Where to store your fermenting foods…
Now, when you are fermenting these foods need to be placed away from direct sunlight. If you have a pantry or maybe a cupboard where it will fit that would be a good place for it. You could also store it in a basement if you have one of those. I have read some stories of how people had these huge crocks full, stored in the basement! Sounds awesome!
Remember I said earlier that people have many different ideas for how long to let it ferment. I think the best way is to taste it every 2 or 3 days, or maybe longer with sauerkraut, and when it tastes good it is ready. Remember to use non-reactive utensils!
What to do with the it when it is done fermenting?

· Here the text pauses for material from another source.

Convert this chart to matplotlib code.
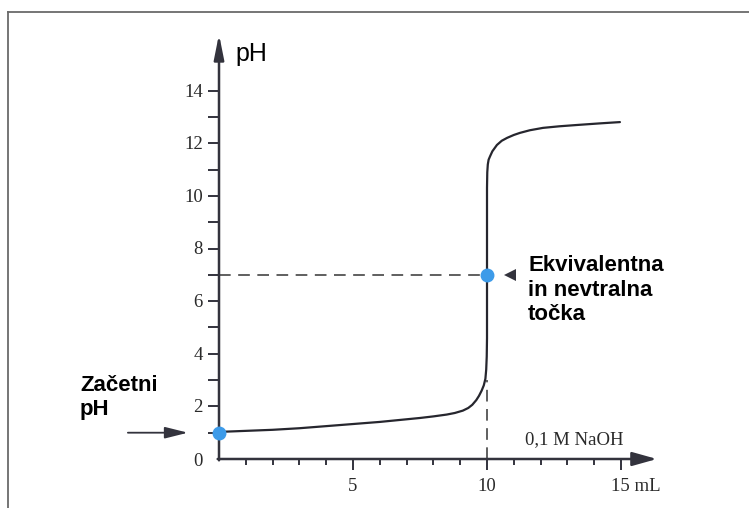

It is time to put it in the fridge! If you are using Fermentools, you can use the handy beige stopper that has no hole in it. Or you can use the canning lid that comes with the jar when you bought it.
I like to use a wide mouth canning lid, so that I can continue to ferment more goodies! Yum!
One more tip…
Update: I have heard that if you let your ferment sit for about a week in the fridge, it will mellow a bit. The second ferment I made I could really see that to be true! I have not eaten it, since I put it in the fridge, because I am waiting to get a day with my husband so we can have our traditional reuben sandwiches together. I can’t wait to use my homemade sauerkraut!
We love food. It is as simple as that. Reuben sandwiches are just one of those things that we have bonded over. We usually make them together and enjoy them together. Good times… Hopefully soon we will be able to break in the new homemade sauerkraut! I am so happy that you came to read my in depth view on how to make sauerkraut. I hope that you enjoyed it!